How can i quickly find the factors of a particular number?
Find the number of different factors of 1800 and 3003?
This being the question , for 3003 i first found out its prime factors and then i could find the factors by multiplying each other.......but this was a tedious method and when i started doing it for 1800 ,i ended up dumbstruck!
So, plz help me by giving a quick way of doing this!
If $n=p_1^{a_1}p_2^{a_2}\cdots p_k^{a_k}$, where the $p_i$ are distinct primes, then the number of (positive) factors of $n$ is $$(a_1+1)(a_2+1)\cdots (a_k+1).$$
For example, if $n=1800$, then since $1800=2^3\cdot 3^2\cdot 5^2$, the number of positive factors of $n$ is $(3+1)(2+1)(2+1)$.
Remarks: $1.$ The above formula is easy to use if we know the prime power factorization of $n$. However, if $n$ is large, then finding that factorization can be computationally difficult.
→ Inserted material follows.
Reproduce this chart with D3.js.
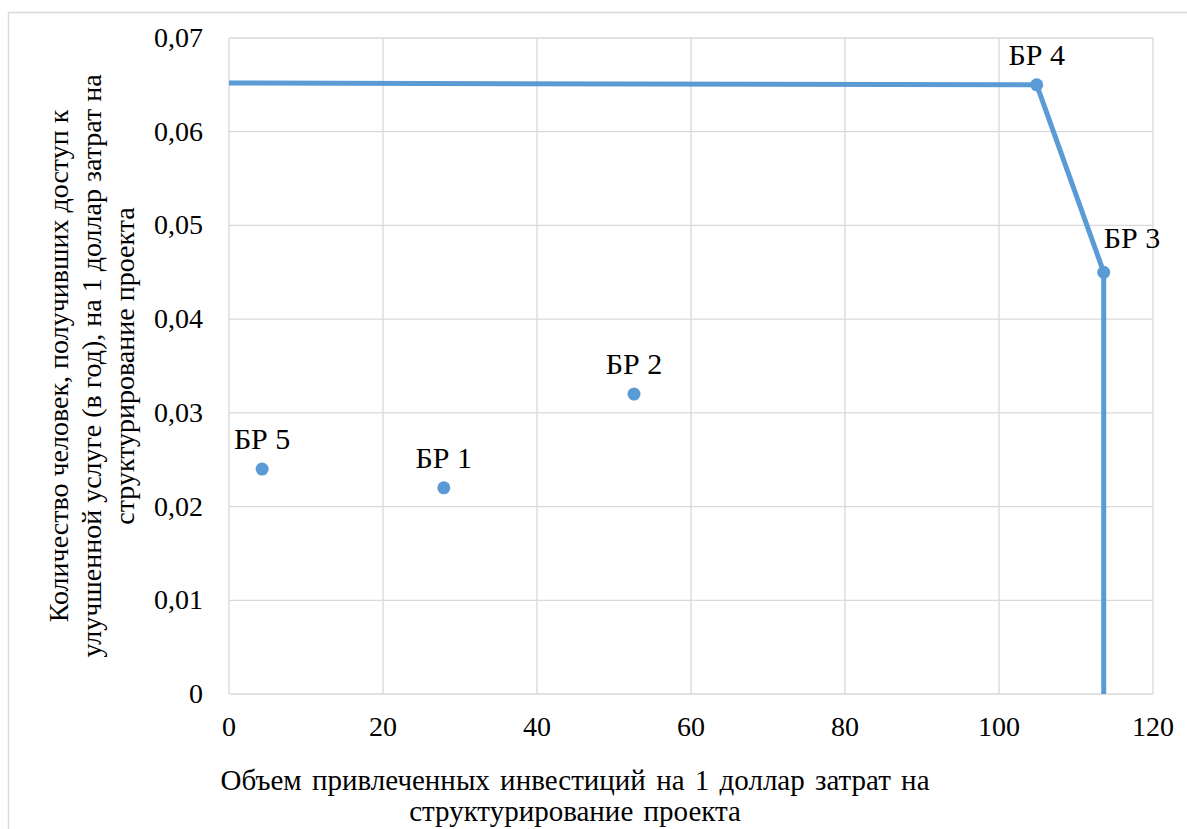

$2.$ Here is an outline of a proof. We are trying to make a factor $d$ of $n$. We first look at $p_1$ and decide how many $p_1$'s $d$ will get. The choices are $0$ $p_1$'s, or $1$, or $2$, and so on up to $a_k$, a total of $a_1+1$ choices. For every such choice, there are $a_2+1$ ways to decide how many $p_2$'s the factor $d$ will get. And so on.